During his time at the university, he felt called to the ministry and became associated with influential figures in Nigerian Christianity, including Enoch Adeboye, Kumuyi, Benson Idahosa, and David Oyedepo. Oke formally responded to his calling in December 1975 and established Sword of the Spirit Ministries in Ibadan, Oyo State, following his university education. He transitioned to full-time ministry on 17 May 1982.

After a period of itinerant ministry across Nigeria, he founded Christ Life Church in February 1989 – a church arm of the Sword of the Spirit Ministries. The following year, he established the International Bible College of Ministries (IBCOMS) in May 1990 to train individuals for ministry.

He hosts "The Voice of the Lord", a daily broadcast aired on Nigeria national radio and television stations FRCN and NTA, Ibadan. He also leads The Nigeria Turning Point, a prayer and intercession programme in the Federal Capital Territory (FCT), Abuja.

In 1999, he was consecrated as a Bishop. Oke hosts an Annual Holy Ghost Convention. Under his leadership, Sword of the Spirit Ministries expanded within Nigeria and to other countries such as the United Kingdom, Russia, and the United States.

On 3 March 2021, he was elected as the 7th and current President of the Pentecostal Fellowship of Nigeria by the National Advisory Council for a four-year tenure, after previously serving as the Deputy President. He was re-elected in February 2025 for another four years. He is also a co-founder of Precious Cornerstone University in Ibadan, Oyo State, where he has served as Chancellor since 11 November 2022.

== Personal life ==
Francis Wale Oke is married to Victoria Tokunbo Oke. After proposing to her on 19 May 1982, the couple got married on 17 December 1983. Together, they had two children. Their daughter, Dorcas, died in 2001 due to complications related to adulterated drugs. In response to this loss, they established the Dorcas Oke Hope Alive Initiative (DOHAL), a humanitarian organisation dedicated to addressing health, humanitarian, and poverty-related issues affecting African youth and children, in memory of their daughter.

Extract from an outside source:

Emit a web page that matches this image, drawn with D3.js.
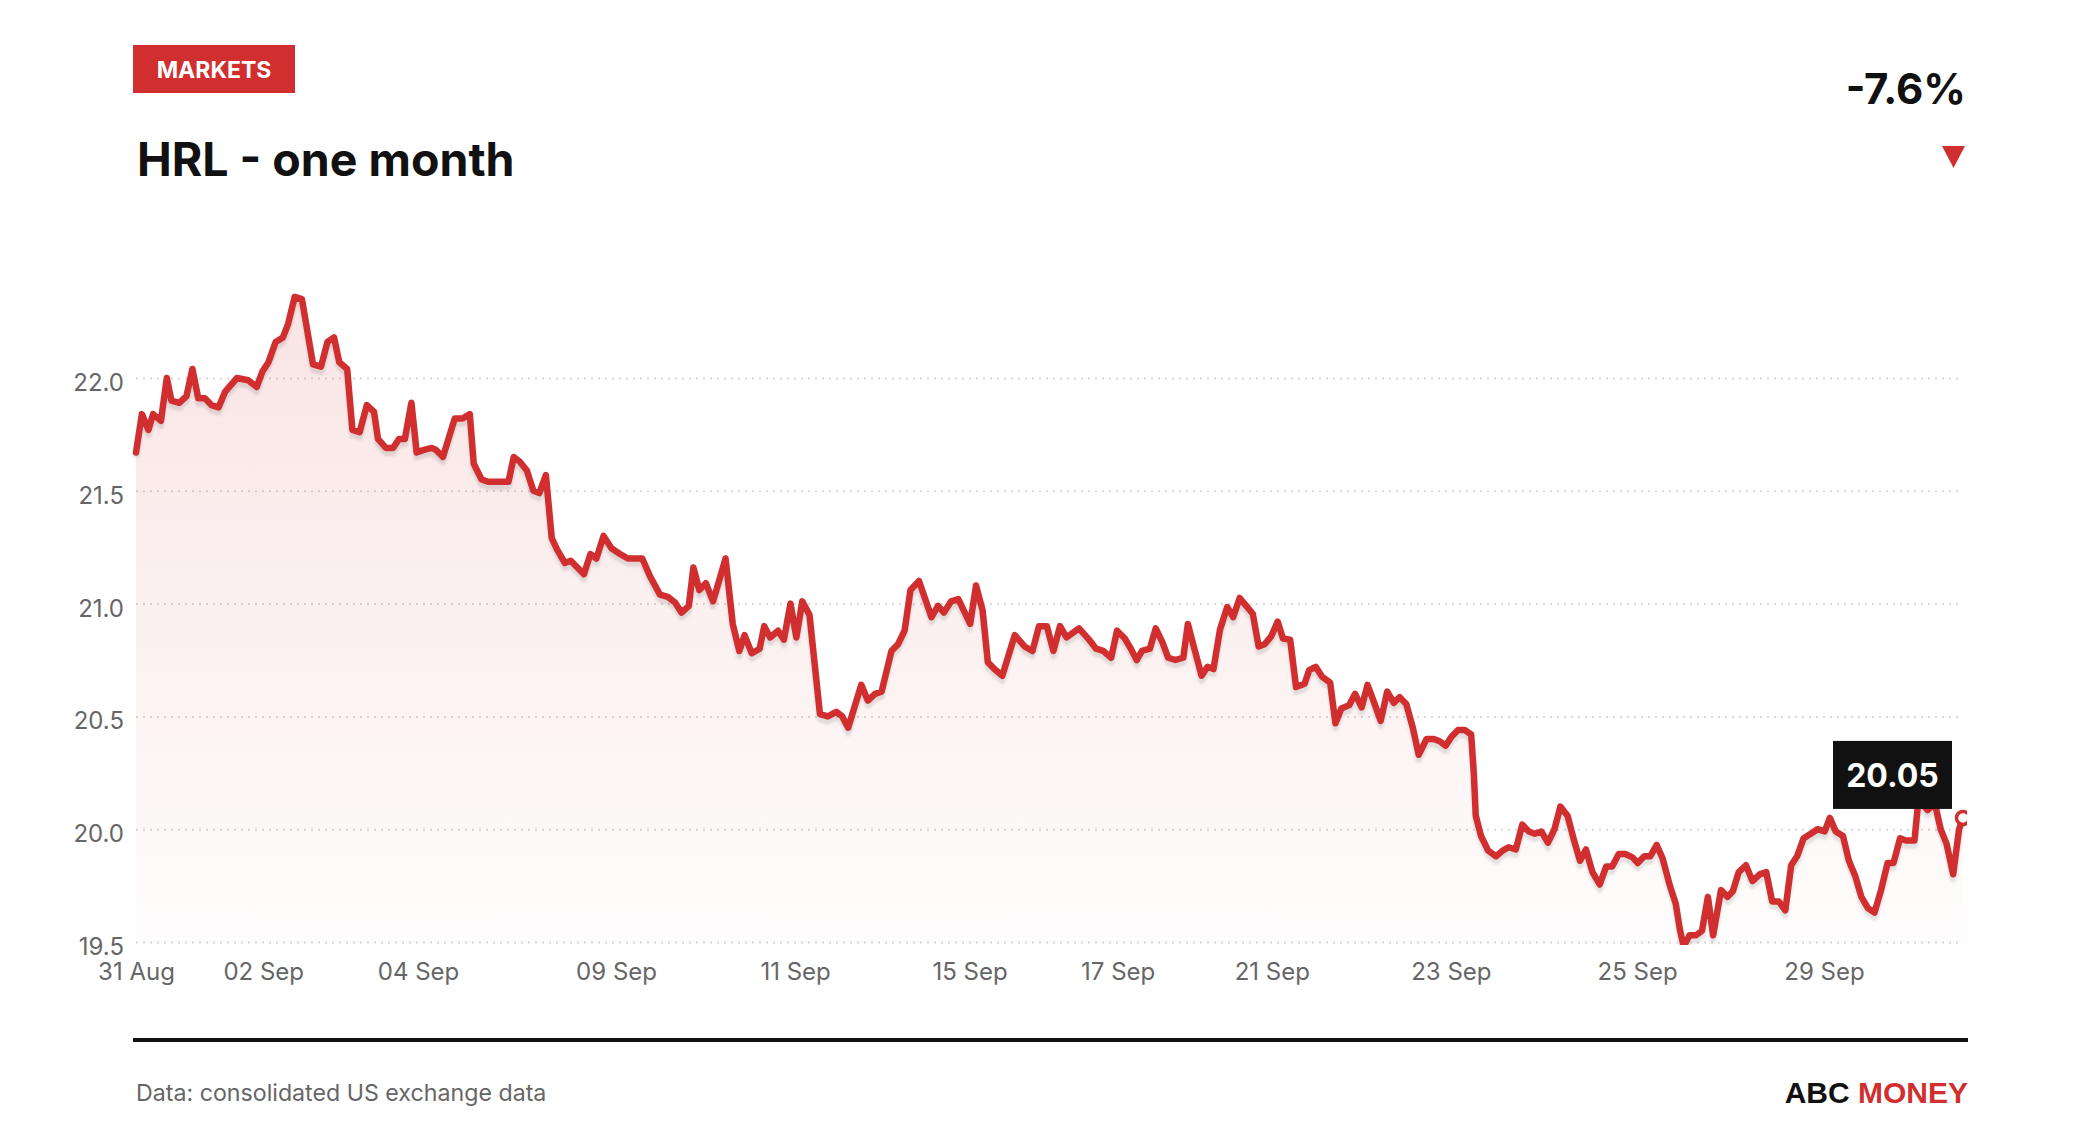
<!DOCTYPE html>
<html>
<head>
<meta charset="utf-8">
<script src="https://cdn.jsdelivr.net/npm/d3@7"></script>
<style>
  body { margin: 0; background: #fff; }
  text { font-family: Inter, "Noto Sans", sans-serif; }
</style>
</head>
<body>
<script>
// position of each reading along the session axis (point index) and the price
var pos = [0.0, 0.9, 1.9, 2.6, 3.8, 4.7, 5.4, 6.6, 7.7, 8.6, 9.5, 10.5, 11.5, 12.6, 13.6, 15.4, 17.1, 18.4, 19.3, 20.2,
  21.3, 22.4, 23.2, 24.2, 25.3, 27.0, 28.2, 29.2, 30.2, 31.0, 32.2, 33.0, 34.1, 35.2, 36.3, 36.9, 38.1, 39.2, 40.1, 41.0,
  42.0, 42.8, 43.8, 45.1, 45.8, 46.8, 48.6, 49.8, 50.9, 51.5, 52.7, 53.7, 56.8, 57.6, 58.5, 59.6, 60.6, 61.5, 62.5, 63.4,
  64.2, 65.4, 66.3, 67.3, 68.3, 69.3, 70.2, 71.3, 72.5, 73.8, 75.0, 77.2, 78.4, 79.9, 81.1, 82.2, 83.2, 84.3, 85.0, 85.9,
  86.9, 88.0, 89.9, 91.0, 92.0, 92.8, 93.9, 95.1, 95.8, 96.7, 97.9, 98.8, 99.8, 100.7, 101.6, 102.7, 104.3, 105.5, 106.8, 107.7,
  108.6, 110.6, 111.6, 112.7, 113.7, 115.2, 116.2, 117.2, 118.1, 119.4, 121.3, 122.3, 123.2, 124.3, 125.4, 127.2, 128.1, 129.1, 129.9, 130.9,
  132.1, 134.0, 135.5, 136.7, 137.7, 138.9, 139.9, 140.9, 141.9, 143.8, 145.2, 146.4, 147.5, 148.7, 149.6, 150.8, 151.7, 152.6, 153.4, 154.6,
  155.5, 156.5, 157.4, 158.5, 159.7, 160.4, 161.3, 162.5, 163.4, 164.3, 165.3, 166.4, 167.3, 168.3, 169.3, 170.3, 171.2, 172.1, 173.1, 174.1,
  174.9, 176.0, 176.9, 178.2, 178.9, 179.9, 180.9, 182.1, 182.9, 183.8, 185.0, 185.9, 186.9, 187.8, 188.7, 189.8, 190.8, 191.8, 192.7, 193.7,
  194.7, 195.6, 196.8, 197.9, 198.8, 199.7, 200.6, 201.6, 202.6, 203.6, 204.0, 204.3, 205.1, 206.2, 207.4, 208.4, 209.3, 210.4, 211.4, 212.4,
  213.3, 214.3, 215.3, 216.3, 217.2, 218.3, 219.2, 220.2, 221.1, 222.1, 223.2, 224.2, 225.1, 226.1, 227.1, 228.2, 229.0, 230.0, 230.9, 231.9,
  232.8, 233.9, 234.8, 235.4, 236.0, 236.9, 237.9, 238.8, 239.7, 240.5, 241.7, 242.7, 243.5, 244.4, 245.5, 246.5, 247.6, 248.6, 249.5, 250.5,
  251.5, 252.4, 253.3, 254.3, 255.4, 256.4, 257.5, 258.3, 259.2, 260.3, 261.2, 262.2, 263.1, 264.1, 265.1, 266.1, 267.1, 268.0, 269.0, 269.9,
  271.2, 271.8, 273.2, 274.3, 275.2, 276.1, 277.1, 278.0, 278.6];

var price = [21.67, 21.84, 21.77, 21.84, 21.81, 22.00, 21.90, 21.89, 21.92, 22.04, 21.91, 21.91, 21.88, 21.87, 21.94, 22.00, 21.99, 21.96, 22.03, 22.07,
  22.16, 22.18, 22.24, 22.36, 22.35, 22.06, 22.05, 22.16, 22.18, 22.07, 22.04, 21.77, 21.76, 21.88, 21.85, 21.73, 21.69, 21.69, 21.73, 21.73,
  21.89, 21.67, 21.68, 21.69, 21.68, 21.65, 21.82, 21.82, 21.84, 21.62, 21.55, 21.54, 21.54, 21.65, 21.63, 21.59, 21.50, 21.49, 21.57, 21.29,
  21.24, 21.18, 21.19, 21.16, 21.13, 21.22, 21.20, 21.30, 21.245, 21.22, 21.20, 21.20, 21.12, 21.04, 21.03, 21.005, 20.96, 20.99, 21.16, 21.06,
  21.09, 21.01, 21.20, 20.91, 20.79, 20.86, 20.78, 20.80, 20.90, 20.85, 20.88, 20.84, 21.00, 20.85, 21.01, 20.95, 20.51, 20.50, 20.52, 20.50,
  20.45, 20.64, 20.57, 20.60, 20.61, 20.79, 20.82, 20.88, 21.06, 21.10, 20.94, 20.99, 20.96, 21.01, 21.02, 20.91, 21.08, 20.97, 20.74, 20.71,
  20.68, 20.86, 20.81, 20.79, 20.90, 20.90, 20.79, 20.90, 20.85, 20.89, 20.845, 20.80, 20.79, 20.76, 20.88, 20.845, 20.80, 20.75, 20.79, 20.80,
  20.89, 20.83, 20.76, 20.75, 20.76, 20.91, 20.81, 20.68, 20.72, 20.71, 20.885, 20.985, 20.94, 21.025, 20.99, 20.955, 20.81, 20.82, 20.855, 20.92,
  20.845, 20.84, 20.63, 20.645, 20.705, 20.72, 20.675, 20.65, 20.47, 20.535, 20.55, 20.60, 20.54, 20.64, 20.57, 20.48, 20.61, 20.56, 20.585, 20.555,
  20.45, 20.33, 20.40, 20.40, 20.39, 20.37, 20.41, 20.44, 20.44, 20.42, 20.25, 20.06, 19.97, 19.905, 19.88, 19.905, 19.92, 19.91, 20.02, 19.99,
  19.98, 19.99, 19.94, 20.00, 20.10, 20.06, 19.96, 19.86, 19.91, 19.81, 19.755, 19.835, 19.835, 19.89, 19.89, 19.875, 19.85, 19.88, 19.88, 19.93,
  19.87, 19.75, 19.67, 19.56, 19.48, 19.53, 19.53, 19.55, 19.70, 19.53, 19.73, 19.70, 19.725, 19.81, 19.84, 19.77, 19.80, 19.81, 19.68, 19.68,
  19.64, 19.84, 19.88, 19.96, 19.98, 20.00, 19.99, 20.05, 19.99, 19.97, 19.86, 19.79, 19.70, 19.65, 19.63, 19.73, 19.85, 19.85, 19.96, 19.95,
  19.95, 20.13, 20.085, 20.115, 20.00, 19.935, 19.80, 20.00, 20.05];

// x axis: where each date label sits along the point index
var tickPos = [0, 19.4, 43.0, 73.2, 100.5, 127.1, 149.7, 173.2, 200.5, 228.9, 257.4];
var tickLabels = ["31 Aug", "02 Sep", "04 Sep", "09 Sep", "11 Sep", "15 Sep", "17 Sep", "21 Sep", "23 Sep", "25 Sep", "29 Sep"];
var yTicks = [19.5, 20.0, 20.5, 21.0, 21.5, 22.0];

var title = "HRL - one month";
var change = "-7.6%";
var red = "#d12f2f";

var W = 2080, H = 1140;
var plot = {left: 136, right: 1963, top: 250, bottom: 942};

var data = pos.map(function(p, i) { return {t: p, v: price[i]}; });

var svg = d3.select("body").append("svg")
  .attr("width", W)
  .attr("height", H);

var x = d3.scaleLinear().domain([0, d3.max(pos)]).range([plot.left, plot.right]);
var y = d3.scaleLinear().domain([19.5, 22.0]).range([plot.bottom, 378]);

var defs = svg.append("defs");
var grad = defs.append("linearGradient")
  .attr("id", "areaGrad")
  .attr("gradientUnits", "userSpaceOnUse")
  .attr("x1", 0).attr("x2", 0)
  .attr("y1", y(22.36)).attr("y2", plot.bottom + 3);
grad.append("stop").attr("offset", "0%").attr("stop-color", red).attr("stop-opacity", 0.13);
grad.append("stop").attr("offset", "100%").attr("stop-color", red).attr("stop-opacity", 0.01);

defs.append("clipPath").attr("id", "plotClip")
  .append("rect")
  .attr("x", plot.left - 6).attr("y", plot.top)
  .attr("width", plot.right - plot.left + 10)
  .attr("height", plot.bottom + 3 - plot.top);

defs.append("filter").attr("id", "soft")
  .append("feGaussianBlur").attr("stdDeviation", 1.2);

// grid + y labels
var yAxis = d3.axisLeft(y)
  .tickValues(yTicks)
  .tickFormat(d3.format(".1f"))
  .tickSize(-(plot.right - plot.left))
  .tickPadding(12);

var gy = svg.append("g")
  .attr("transform", "translate(" + plot.left + ",0)")
  .call(yAxis);
gy.select(".domain").remove();
gy.selectAll(".tick line")
  .attr("stroke", "#d9d9d9")
  .attr("stroke-width", 2)
  .attr("stroke-dasharray", "2 5");
gy.selectAll(".tick text")
  .attr("fill", "#666")
  .attr("dy", "0.52em")
  .style("font-size", "24px")
  .style("font-family", "Inter, 'Noto Sans', sans-serif");

// x labels
var xAxis = d3.axisBottom(x)
  .tickValues(tickPos)
  .tickFormat(function(d, i) { return tickLabels[i]; })
  .tickSize(0)
  .tickPadding(21);

var gx = svg.append("g")
  .attr("transform", "translate(0," + plot.bottom + ")")
  .call(xAxis);
gx.select(".domain").remove();
gx.selectAll(".tick text")
  .attr("fill", "#666")
  .style("font-size", "24px")
  .style("font-family", "Inter, 'Noto Sans', sans-serif");

// area, shadow and line
var chart = svg.append("g").attr("clip-path", "url(#plotClip)");

var area = d3.area()
  .x(function(d) { return x(d.t); })
  .y0(plot.bottom + 3)
  .y1(function(d) { return y(d.v); });

var line = d3.line()
  .x(function(d) { return x(d.t); })
  .y(function(d) { return y(d.v); });

chart.append("path")
  .datum(data)
  .attr("d", area)
  .attr("fill", "url(#areaGrad)");

chart.append("path")
  .datum(data)
  .attr("d", line)
  .attr("transform", "translate(0,5)")
  .attr("fill", "none")
  .attr("stroke", "#000")
  .attr("stroke-opacity", 0.1)
  .attr("stroke-width", 6.5)
  .attr("stroke-linejoin", "round")
  .attr("filter", "url(#soft)");

chart.append("path")
  .datum(data)
  .attr("d", line)
  .attr("fill", "none")
  .attr("stroke", red)
  .attr("stroke-width", 6.5)
  .attr("stroke-linejoin", "round")
  .attr("stroke-linecap", "round");

var last = data[data.length - 1];
var px = x(last.t), py = y(last.v);

chart.append("circle")
  .attr("cx", px).attr("cy", py)
  .attr("r", 6.5)
  .attr("fill", "#fff")
  .attr("stroke", red)
  .attr("stroke-width", 3.5);

// last value tag
svg.append("rect")
  .attr("x", px - 130).attr("y", py - 77)
  .attr("width", 119).attr("height", 68)
  .attr("fill", "#111");
svg.append("text")
  .attr("x", px - 70.5).attr("y", py - 31)
  .attr("text-anchor", "middle")
  .attr("fill", "#fff")
  .style("font-size", "32px")
  .style("font-weight", 700)
  .text(last.v.toFixed(2));

// header
svg.append("rect")
  .attr("x", 133).attr("y", 45)
  .attr("width", 162).attr("height", 48)
  .attr("fill", red);
svg.append("text")
  .attr("x", 214).attr("y", 77.5)
  .attr("text-anchor", "middle")
  .attr("fill", "#fff")
  .style("font-size", "23px")
  .style("font-weight", 700)
  .text("MARKETS");

svg.append("text")
  .attr("x", 137).attr("y", 176)
  .attr("fill", "#111")
  .style("font-size", "46.5px")
  .style("font-weight", 700)
  .text(title);

svg.append("text")
  .attr("x", 1966).attr("y", 103.5)
  .attr("text-anchor", "end")
  .attr("fill", "#111")
  .style("font-size", "42px")
  .style("font-weight", 700)
  .text(change);

svg.append("path")
  .attr("d", "M1942,146 L1965,146 L1953.5,168 Z")
  .attr("fill", red);

// footer
svg.append("line")
  .attr("x1", 133).attr("x2", 1968)
  .attr("y1", 1040).attr("y2", 1040)
  .attr("stroke", "#111")
  .attr("stroke-width", 4);

svg.append("text")
  .attr("x", 136).attr("y", 1101)
  .attr("fill", "#666")
  .style("font-size", "23.2px")
  .text("Data: consolidated US exchange data");

var brand = svg.append("text")
  .attr("x", 1968).attr("y", 1102.5)
  .attr("text-anchor", "end")
  .style("font-family", "'Liberation Sans', Arial, sans-serif")
  .style("font-size", "30px")
  .style("font-weight", 700);
brand.append("tspan").attr("fill", "#111").text("ABC ");
brand.append("tspan").attr("fill", red).text("MONEY");
</script>
</body>
</html>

==Awards and recognition==
Oke received an honorary doctorate from All Nations for Christ Bible Institute in November 1991 for his contributions to world evangelism, under the auspices of Oral Roberts University. He was also honoured with the Federal Radio Corporation of Nigeria's (FRCN) award for contributions to religious harmony and human development. In 2024, he was presented with a Meritorious Award of Excellence by Isaac Idahosa in recognition of his contributions to Christian ministry.